(Instructions for the task)
With the pictures omitted, write out the entries that follow exactly as they stand.

__________________________________________________

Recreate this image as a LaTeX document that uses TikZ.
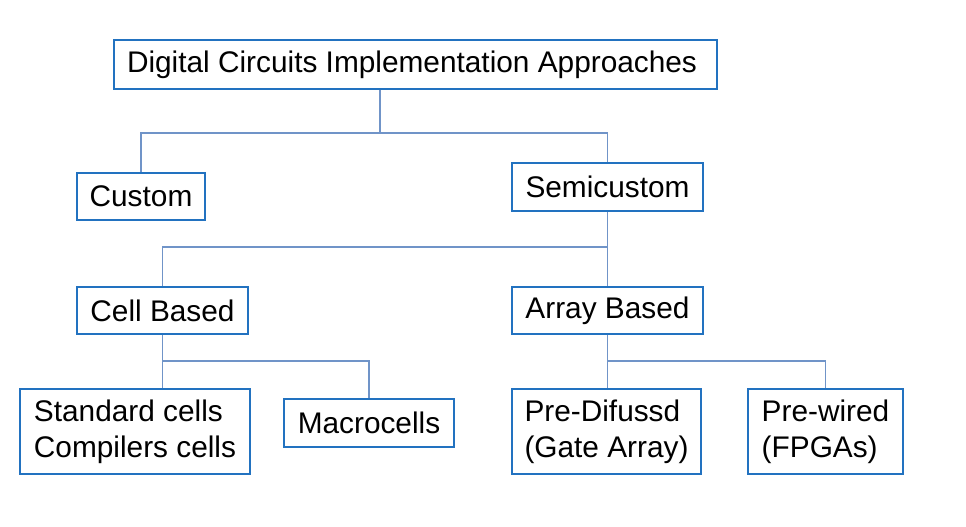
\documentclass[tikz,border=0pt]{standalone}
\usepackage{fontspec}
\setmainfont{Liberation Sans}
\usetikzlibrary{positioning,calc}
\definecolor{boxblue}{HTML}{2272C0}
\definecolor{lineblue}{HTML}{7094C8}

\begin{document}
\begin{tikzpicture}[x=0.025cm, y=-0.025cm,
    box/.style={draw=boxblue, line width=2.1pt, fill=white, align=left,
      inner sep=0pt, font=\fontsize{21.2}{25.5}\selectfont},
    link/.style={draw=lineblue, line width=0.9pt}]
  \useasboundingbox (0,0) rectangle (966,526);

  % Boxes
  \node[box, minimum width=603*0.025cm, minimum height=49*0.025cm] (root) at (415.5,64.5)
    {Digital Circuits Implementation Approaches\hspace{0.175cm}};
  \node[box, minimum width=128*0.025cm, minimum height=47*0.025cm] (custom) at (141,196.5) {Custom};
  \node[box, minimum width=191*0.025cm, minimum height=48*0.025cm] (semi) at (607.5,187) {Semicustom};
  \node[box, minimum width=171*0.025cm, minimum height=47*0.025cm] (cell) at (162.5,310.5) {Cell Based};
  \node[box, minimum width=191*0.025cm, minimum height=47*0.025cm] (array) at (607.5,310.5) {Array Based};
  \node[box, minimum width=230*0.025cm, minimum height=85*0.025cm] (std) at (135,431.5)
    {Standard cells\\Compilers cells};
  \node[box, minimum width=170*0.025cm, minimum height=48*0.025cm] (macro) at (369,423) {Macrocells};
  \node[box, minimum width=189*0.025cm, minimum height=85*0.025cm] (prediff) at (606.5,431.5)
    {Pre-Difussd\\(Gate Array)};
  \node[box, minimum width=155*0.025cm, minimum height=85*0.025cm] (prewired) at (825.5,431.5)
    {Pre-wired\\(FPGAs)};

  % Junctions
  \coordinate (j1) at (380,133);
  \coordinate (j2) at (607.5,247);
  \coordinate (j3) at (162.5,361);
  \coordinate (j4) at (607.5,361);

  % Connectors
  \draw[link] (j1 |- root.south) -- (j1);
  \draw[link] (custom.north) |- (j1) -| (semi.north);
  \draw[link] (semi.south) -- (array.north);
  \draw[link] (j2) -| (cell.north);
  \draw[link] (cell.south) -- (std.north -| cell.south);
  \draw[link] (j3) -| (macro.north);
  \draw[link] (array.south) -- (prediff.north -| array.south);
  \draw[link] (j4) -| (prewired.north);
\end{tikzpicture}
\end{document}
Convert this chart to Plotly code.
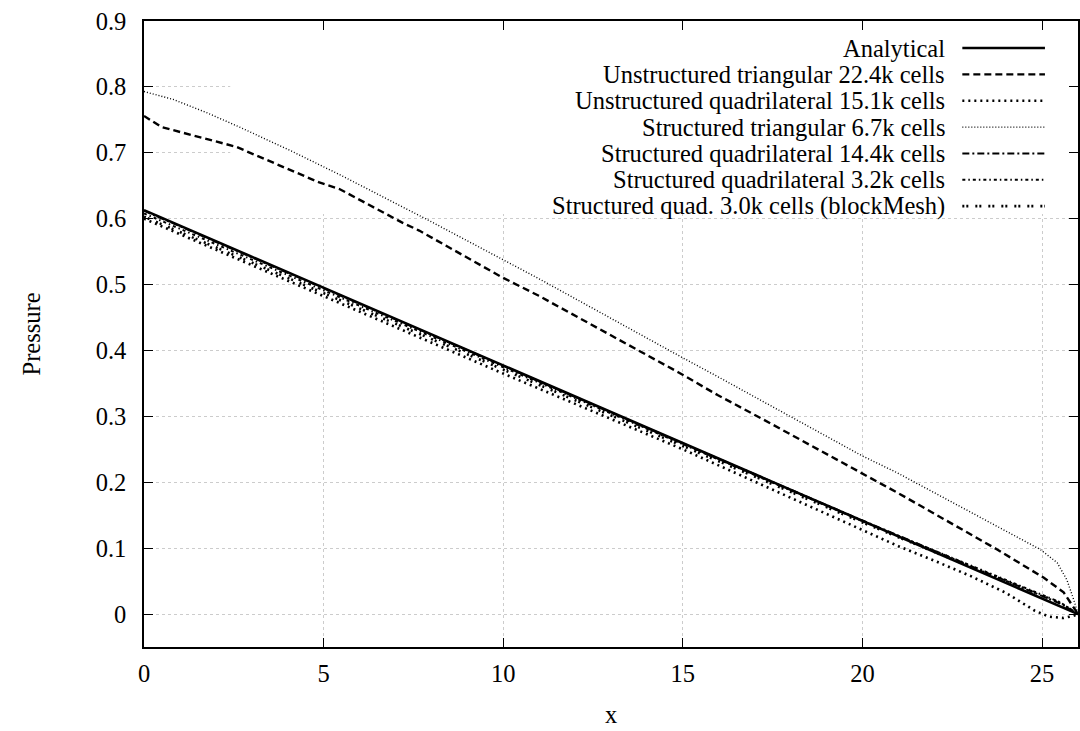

__________________________________________________

(Task result)
Recreate this image as a LaTeX document that uses TikZ.
\documentclass[tikz,border=0pt]{standalone}
\usepackage{fontspec}
\setmainfont{Liberation Sans}
\usetikzlibrary{positioning,calc}
\definecolor{boxblue}{HTML}{2272C0}
\definecolor{lineblue}{HTML}{7094C8}

\begin{document}
\begin{tikzpicture}[x=0.025cm, y=-0.025cm,
    box/.style={draw=boxblue, line width=2.1pt, fill=white, align=left,
      inner sep=0pt, font=\fontsize{21.2}{25.5}\selectfont},
    link/.style={draw=lineblue, line width=0.9pt}]
  \useasboundingbox (0,0) rectangle (966,526);

  % Boxes
  \node[box, minimum width=603*0.025cm, minimum height=49*0.025cm] (root) at (415.5,64.5)
    {Digital Circuits Implementation Approaches\hspace{0.175cm}};
  \node[box, minimum width=128*0.025cm, minimum height=47*0.025cm] (custom) at (141,196.5) {Custom};
  \node[box, minimum width=191*0.025cm, minimum height=48*0.025cm] (semi) at (607.5,187) {Semicustom};
  \node[box, minimum width=171*0.025cm, minimum height=47*0.025cm] (cell) at (162.5,310.5) {Cell Based};
  \node[box, minimum width=191*0.025cm, minimum height=47*0.025cm] (array) at (607.5,310.5) {Array Based};
  \node[box, minimum width=230*0.025cm, minimum height=85*0.025cm] (std) at (135,431.5)
    {Standard cells\\Compilers cells};
  \node[box, minimum width=170*0.025cm, minimum height=48*0.025cm] (macro) at (369,423) {Macrocells};
  \node[box, minimum width=189*0.025cm, minimum height=85*0.025cm] (prediff) at (606.5,431.5)
    {Pre-Difussd\\(Gate Array)};
  \node[box, minimum width=155*0.025cm, minimum height=85*0.025cm] (prewired) at (825.5,431.5)
    {Pre-wired\\(FPGAs)};

  % Junctions
  \coordinate (j1) at (380,133);
  \coordinate (j2) at (607.5,247);
  \coordinate (j3) at (162.5,361);
  \coordinate (j4) at (607.5,361);

  % Connectors
  \draw[link] (j1 |- root.south) -- (j1);
  \draw[link] (custom.north) |- (j1) -| (semi.north);
  \draw[link] (semi.south) -- (array.north);
  \draw[link] (j2) -| (cell.north);
  \draw[link] (cell.south) -- (std.north -| cell.south);
  \draw[link] (j3) -| (macro.north);
  \draw[link] (array.south) -- (prediff.north -| array.south);
  \draw[link] (j4) -| (prewired.north);
\end{tikzpicture}
\end{document}
Convert this chart to Plotly code.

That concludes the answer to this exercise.